[Rows from a dataset of charts and code]
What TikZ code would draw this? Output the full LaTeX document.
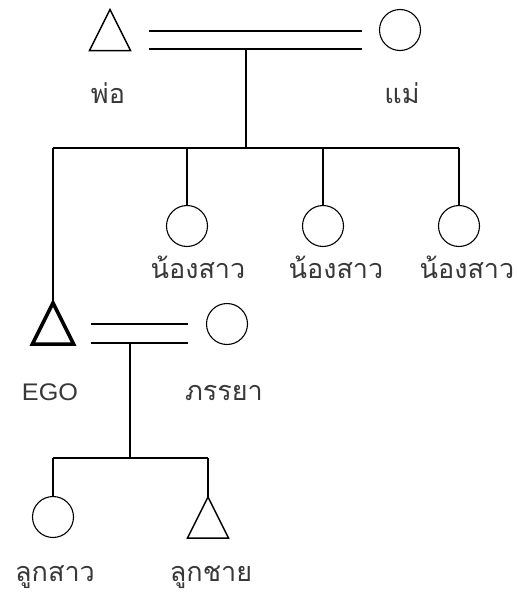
\documentclass[tikz,border=0pt]{standalone}
\usepackage{fontspec}
\usetikzlibrary{calc}
\newfontfamily\thaifont[Script=Thai]{Loma}
\newfontfamily\latinfont[FakeStretch=1.05]{Liberation Sans}
\begin{document}
\begin{tikzpicture}[x=1pt,y=-1pt,line width=1.1pt,
  tri/.style={rectangle,minimum width=40pt,minimum height=40pt,inner sep=0pt},
  circ/.style={circle,draw,minimum size=41pt,inner sep=0pt},
  lbl/.style={font=\thaifont\fontsize{27pt}{30pt}\selectfont,text=black!78,inner sep=0pt,anchor=base},
  elbl/.style={font=\latinfont\fontsize{24pt}{28pt}\selectfont,text=black!78,inner sep=0pt,anchor=base}]
\useasboundingbox (0,0) rectangle (517,597);
% people
\node[tri] (fa) at (110,30) {};
\draw[line width=1.4pt,line join=miter] (fa.south west) -- (fa.north) -- (fa.south east) -- cycle;
\node[circ] (mo) at (400,30) {};
\node[circ] (s1) at (187,226) {};
\node[circ] (s2) at (323,226) {};
\node[circ] (s3) at (459,226) {};
\node[tri] (ego) at (53,323.5) {};
\draw[line width=3.6pt,line join=miter] (ego.south west) -- (ego.north) -- (ego.south east) -- cycle;
\node[circ] (wi) at (227,324) {};
\node[circ] (da) at (53,517) {};
\node[tri] (so) at (208,517.5) {};
\draw[line width=1.4pt,line join=miter] (so.south west) -- (so.north) -- (so.south east) -- cycle;
% labels
\node[lbl] (lfa) at (108,103) {พ่อ};
\node[lbl] (lmo) at (402,103) {แม่};
\node[lbl] (ls1) at (198,278) {น้องสาว};
\node[lbl] (ls2) at (336,278) {น้องสาว};
\node[lbl] (ls3) at (467,278) {น้องสาว};
\node[elbl] (lego) at (50,400) {EGO};
\node[lbl] (lwi) at (224,400) {ภรรยา};
\node[lbl] (lda) at (55,581) {ลูกสาว};
\node[lbl] (lso) at (211,581) {ลูกชาย};
% marriage of parents
\draw ($(fa.east)+(18,1)$) -- ($(mo.west)+(-17,1)$);
\draw ($(fa.east)+(18,19)$) -- ($(mo.west)+(-17,19)$);
\coordinate (d1) at (246,49);
\coordinate (b0) at (246,148);
\coordinate (b1) at (53,148);
\coordinate (b4) at (459,148);
\draw (d1) -- (b0);
\draw (b1) -- (b4);
\draw (b1) -- (ego.north);
\draw (s1 |- b1) -- (s1.north);
\draw (s2 |- b1) -- (s2.north);
\draw (s3 |- b1) -- (s3.north);
% marriage of ego
\draw ($(ego.east)+(17,0.5)$) -- ($(wi.west)+(-18,0)$);
\draw ($(ego.east)+(17,19.5)$) -- ($(wi.west)+(-18,19)$);
\coordinate (d2) at (130,343);
\coordinate (c0) at (130,458);
\coordinate (c1) at (53,458);
\coordinate (c2) at (208,458);
\draw (d2) -- (c0);
\draw (c1) -- (c2);
\draw (c1) -- (da.north);
\draw (c2) -- (so.north);
\end{tikzpicture}
\end{document}
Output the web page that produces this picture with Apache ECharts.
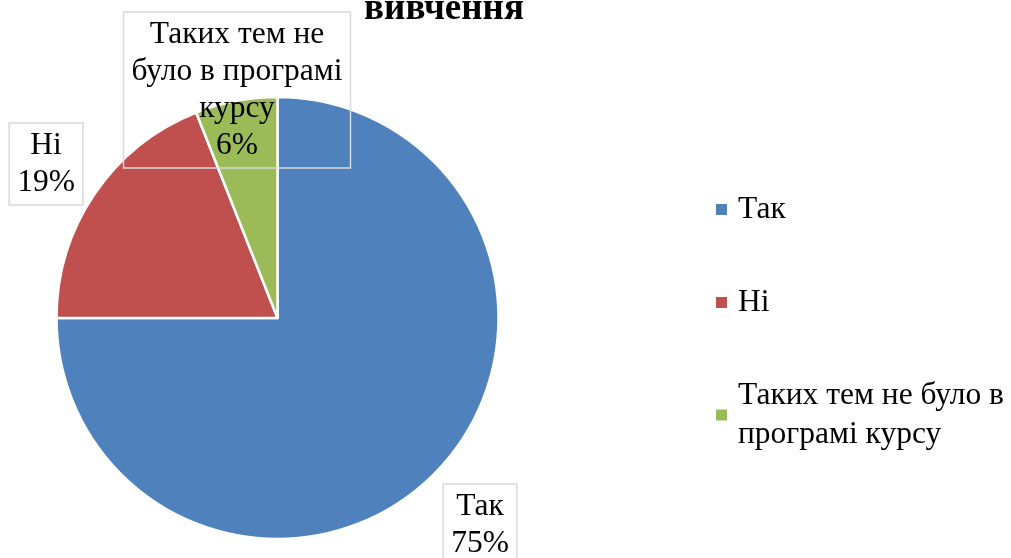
<!DOCTYPE html>
<html>
<head>
<meta charset="utf-8">
<script src="https://cdn.jsdelivr.net/npm/echarts@6/dist/echarts.min.js"></script>
<style>
  html, body { margin: 0; padding: 0; background: #fff; }
  #chart { width: 1011px; height: 558px; }
</style>
</head>
<body>
<div id="chart"></div>
<script>
// answers and their shares, %
var categories = ['Так', 'Ні', 'Таких тем не було в програмі курсу'];
var values = [75, 19, 6];
// how the slice labels break into lines
var labelNames = ['Так', 'Ні', 'Таких тем не\nбуло в програмі\nкурсу'];
var colors = ['#4F81BD', '#C0504D', '#9BBB59'];

var myChart = echarts.init(document.getElementById('chart'));

var pieData = [];
for (var i = 0; i < categories.length; i++)
{
    pieData.push({
        name: categories[i],
        value: values[i]
    });
}

// where each label box sits (centre of the box)
var labelSpots = [
    {x: 480, y: 525},
    {x: 46, y: 164},
    {x: 237, y: 90}
];

var font = '"Liberation Serif", "Times New Roman", serif';

option = {
    animation: false,
    color: colors,
    title: {
        text: 'вивчення',
        left: 439,
        top: -14,
        textAlign: 'center',
        textStyle: {
            fontFamily: font,
            fontWeight: 'bold',
            fontSize: 37,
            color: '#000'
        }
    },
    legend: {
        orient: 'vertical',
        left: 716,
        top: 190,
        padding: 0,
        itemWidth: 11,
        itemHeight: 11,
        itemGap: 54,
        icon: 'rect',
        itemStyle: {
            borderWidth: 0
        },
        formatter: function (name)
        {
            return name.replace(' програмі', '\nпрограмі');
        },
        textStyle: {
            fontFamily: font,
            fontSize: 31.5,
            lineHeight: 39,
            padding: [0, 0, 0, 6],
            color: '#000'
        },
        data: categories
    },
    series: [
        {
            type: 'pie',
            center: [277.5, 318],
            radius: 221,
            startAngle: 90,
            clockwise: true,
            itemStyle: {
                borderColor: '#fff',
                borderWidth: 2.5
            },
            label: {
                show: true,
                position: 'inside',
                formatter: function (p)
                {
                    return labelNames[p.dataIndex] + '\n' + p.value + '%';
                },
                fontFamily: font,
                fontSize: 31.5,
                lineHeight: 37,
                color: '#000',
                align: 'center',
                overflow: 'none',
                borderColor: '#d9d9d9',
                borderWidth: 1.5,
                padding: [5, 8, 3, 8]
            },
            labelLine: {
                show: false
            },
            labelLayout: function (params)
            {
                var s = labelSpots[params.dataIndex];
                return {
                    x: s.x,
                    y: s.y,
                    align: 'center',
                    verticalAlign: 'middle'
                };
            },
            data: pieData
        }
    ]
};
myChart.setOption(option);
</script>
</body>
</html>
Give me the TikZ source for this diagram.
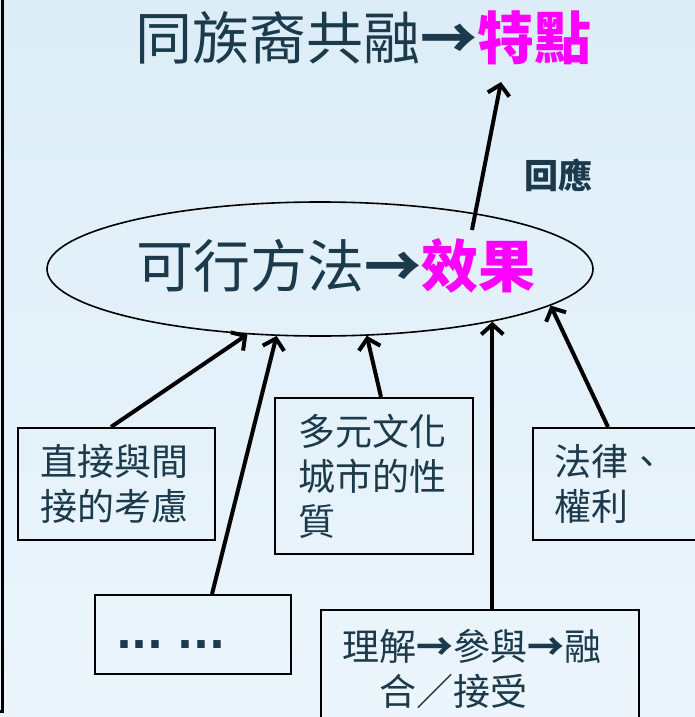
\documentclass[tikz,border=0pt]{standalone}
\usepackage{fontspec}
\setmainfont{Noto Sans CJK TC}
\newfontfamily\dotfont{DejaVu Sans}
\usetikzlibrary{arrows.meta,shapes.geometric}
\definecolor{ink}{HTML}{1B3A4C}
\definecolor{mag}{HTML}{FF00FF}
\definecolor{bgtop}{HTML}{DCEDF7}
\definecolor{bgbot}{HTML}{ECF5FC}
\tikzset{
  boxnode/.style={draw=black, line width=2pt, anchor=north west, align=left,
    text=ink, font=\fontsize{37}{45}\selectfont, inner ysep=0pt},
  arr/.style={line width=4pt, -{Straight Barb[length=10pt,width=22pt]}},
  bigtext/.style={text=ink, font=\fontsize{57}{60}\selectfont, inner sep=0pt}
}
\begin{document}
\begin{tikzpicture}[x=1pt,y=-1pt]
\useasboundingbox (0,0) rectangle (695,717);
\shade[top color=bgtop,bottom color=bgbot] (0,0) rectangle (695,717);
\begin{scope}
\clip (0,0) rectangle (695,717);
\draw[line width=3pt] (2,-5) -- (2,711) -- (-2,711);

\node[bigtext] (title) at (363,38) {同族裔共融{\bfseries→}{\bfseries\color{mag}特點}};

\node[draw=black, line width=1.6pt, ellipse, minimum width=546, minimum height=134, inner sep=0pt] (ell) at (320,269) {};
\node[bigtext] (elltext) at (336,266) {可行方法{\bfseries→}{\bfseries\color{mag}效果}};

\node[text=ink, font=\fontsize{34}{36}\selectfont\bfseries, inner sep=0pt] (huiying) at (558,175) {回應};

\node[boxnode, text width=153, inner xsep=22, minimum height=112] (b1) at (17,427) {直接與間\\接的考慮};
\node[boxnode, text width=152, inner xsep=23, minimum height=156] (b2) at (274,397) {多元文化\\城市的性\\質};
\node[boxnode, text width=186, inner xsep=21, minimum height=112] (b3) at (532,427) {法律、\\權利};
\node[boxnode, text width=154, inner xsep=21, minimum height=79] (b4) at (94,594) {\vphantom{理}{\dotfont\fontsize{42}{45}\selectfont\bfseries ...\,\,...}};
\node[boxnode, text width=276, inner xsep=21, minimum height=117] (b5) at (320,609) {理解{\bfseries→}參與{\bfseries→}融\\\hspace*{37pt}合／接受};

\coordinate (upfrom) at (472,230);
\coordinate (upto) at (501,82);
\draw[arr] (upfrom) -- (upto);

\draw[arr] ([xshift=-5.5]b1.north) -- (ell.-138.9);
\draw[arr] ([xshift=19]b4.north) -- (ell.-123.1);
\draw[arr] ([xshift=7]b2.north) -- (ell.-55.7);
\draw[arr] (ell.-17.8 |- b5.north) -- (ell.-17.8);
\draw[arr] ([xshift=-39]b3.north) -- (ell.-9.2);
\end{scope}
\end{tikzpicture}
\end{document}
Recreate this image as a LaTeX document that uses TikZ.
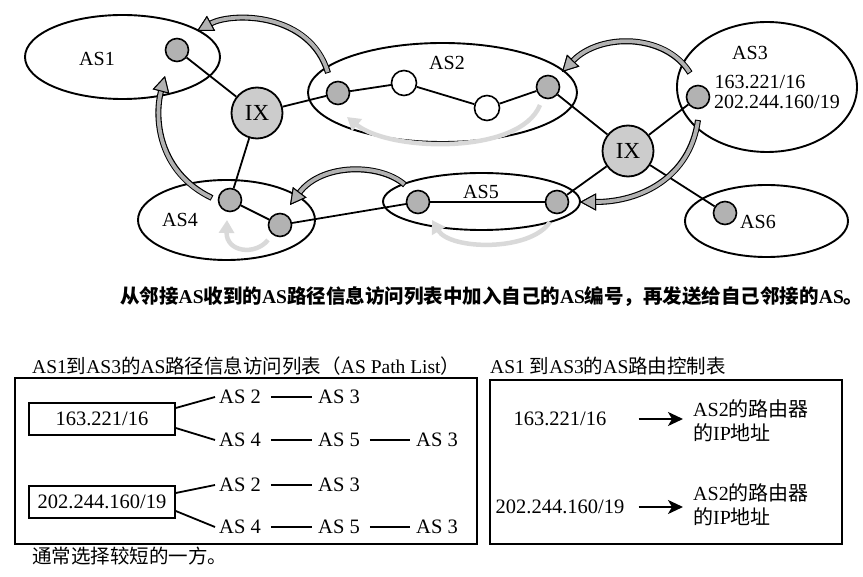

**Written request**. Reproduce exactly the run of lines beginning with the one that contains "Give me the TikZ source for this diagram." and ending with the one that contains "(2,711) -- (-2,711);". Do not include pictures.

**Complete answer**.
Give me the TikZ source for this diagram.
\documentclass[tikz,border=0pt]{standalone}
\usepackage{fontspec}
\setmainfont{Noto Sans CJK TC}
\newfontfamily\dotfont{DejaVu Sans}
\usetikzlibrary{arrows.meta,shapes.geometric}
\definecolor{ink}{HTML}{1B3A4C}
\definecolor{mag}{HTML}{FF00FF}
\definecolor{bgtop}{HTML}{DCEDF7}
\definecolor{bgbot}{HTML}{ECF5FC}
\tikzset{
  boxnode/.style={draw=black, line width=2pt, anchor=north west, align=left,
    text=ink, font=\fontsize{37}{45}\selectfont, inner ysep=0pt},
  arr/.style={line width=4pt, -{Straight Barb[length=10pt,width=22pt]}},
  bigtext/.style={text=ink, font=\fontsize{57}{60}\selectfont, inner sep=0pt}
}
\begin{document}
\begin{tikzpicture}[x=1pt,y=-1pt]
\useasboundingbox (0,0) rectangle (695,717);
\shade[top color=bgtop,bottom color=bgbot] (0,0) rectangle (695,717);
\begin{scope}
\clip (0,0) rectangle (695,717);
\draw[line width=3pt] (2,-5) -- (2,711) -- (-2,711);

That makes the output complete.